Hoy son muchos los que se sienten abandonados por Dios. Los que ya no creen en él. Los que se ríen de él. Los que piensan que es mejor vivir disfrutando el presente ajenos a un Dios que no sufrir un poco en esta vida como prueba para ser hallados dignos de Dios.
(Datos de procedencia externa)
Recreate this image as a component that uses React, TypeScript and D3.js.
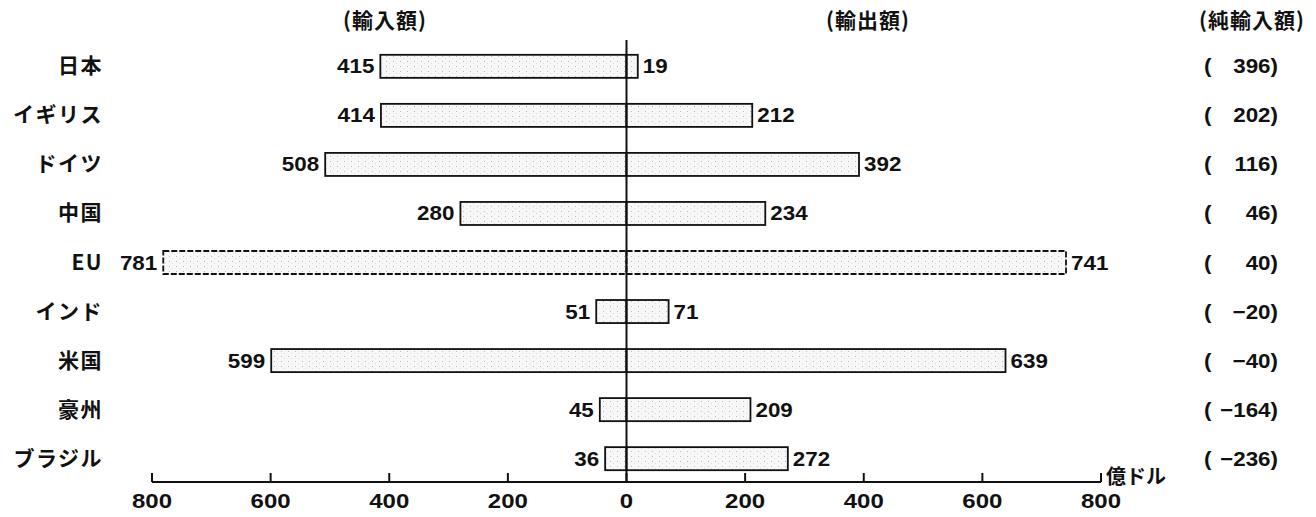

San Pablo dice que la Pasión de Cristo aún debe ser completada. ¿Qué le falta a los latigazos a los clavos, a la corona, a los salivazos, a las bofetadas, a las risas, a la soledad y a la humillación de Cristo? Pues le falta nuestros sufrimientos. Cristo no sufrió sólo para sí sino para todos los hombres. Nuestras cruces descansan en la de Cristo. Lo seguimos negándonos a nosotros mismos, cargando con nuestra cruz de cada día y siguiéndole. Y si le seguimos el no nos deja solos con nuestras cruces. El se convierte en Cireneo que nos ayuda a soportar nuestro yugo llevadero y nuestra carga ligera. Al lado de su cruz nuestros sufrimientos son más llevaderos. Cristo es nuestro consuelo y nuestra fuerza. Por eso a los mártires no les importaba morir por Cristo. Ni leones, ni cruces, ni parrillas, ni flechas podían asustarles. Porque sabían que Dios no abandona nunca. Que después de la cruz viene la resurrección, que del árbol seco del castigo brota un renuevo de nueva vida.

Jesucristo, ¡líbranos de vernos abandonados por ti, que siempre sintamos tu presencia protectora y que nos des sabiduría para apreciar y aceptar la voluntad de Dios en nuestras vidas!